* Gold strike hits as bullion at record highs
* Week-long S.African coal strikes ends
* Strikes could hurt growth in Africa’s largest economy
By Ed Stoddard
JOHANNESBURG, Aug 2 (Reuters) - South African gold mine workers and producers were to resume wage talks on Tuesday aimed at ending a strike that is costing the companies up to $25 million a day in lost output at a time when the precious metal is fetching record high prices.
The National Union of Mineworkers (NUM) said no progress was made in talks to resolve the impasse with the country’s main gold miners, AngloGold Ashanti , Gold Fields and Harmony Gold and a junior miner.

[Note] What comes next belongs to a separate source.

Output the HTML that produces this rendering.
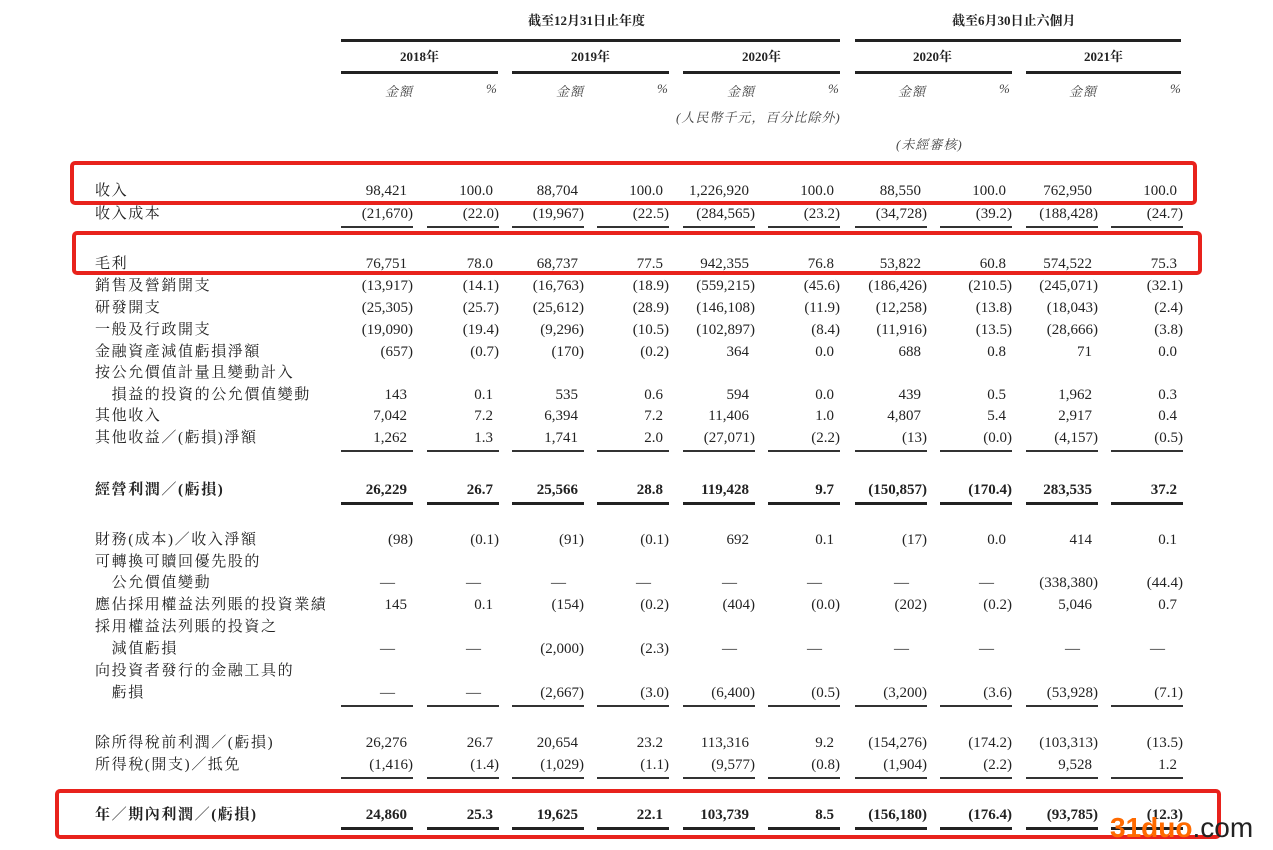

“The gold talks have ended, there was no progress. We will continue tomorrow,” NUM spokesman Lesiba Seshoka said late on Monday.
A spokesman for the Chamber of Mines, which negotiates on behalf of the gold mines, also said talks would take place again on Tuesday.
Some 100,000 gold miners downed tools on Thursday and analysts have said a prolonged stoppage in the world’s fourth largest gold producer could help the bullion price maintain its upward momentum.
It has been hitting new record highs on an almost daily basis as investors seek safe havens amid European and U.S. debt woes.
A week-long strike against South Africa’s main coal mines ended on Monday when a wage deal was clinched.
The mounting impact of South Africa’s annual “strike season”, which has also hit the fuel, diamond and steel industries, is seen crimping growth and possibly pushing the continent’s largest economy into contraction.
Coal firms that were affected included Anglo Thermal Coal SA , Exxaro , Optimum Coal and Xstrata Coal . If it had persisted it could have menaced exports and supplies to the country’s power utility Eskom .
The Chamber of Mines said most of the coal companies had agreed to increases of 8 to 10.5 percent in the first year and 7.5 to 10 percent in the second year.
In the gold talks, the NUM has been seeking a 14 percent pay rise while the gold mine companies have publicly offered rises of 7-9 percent.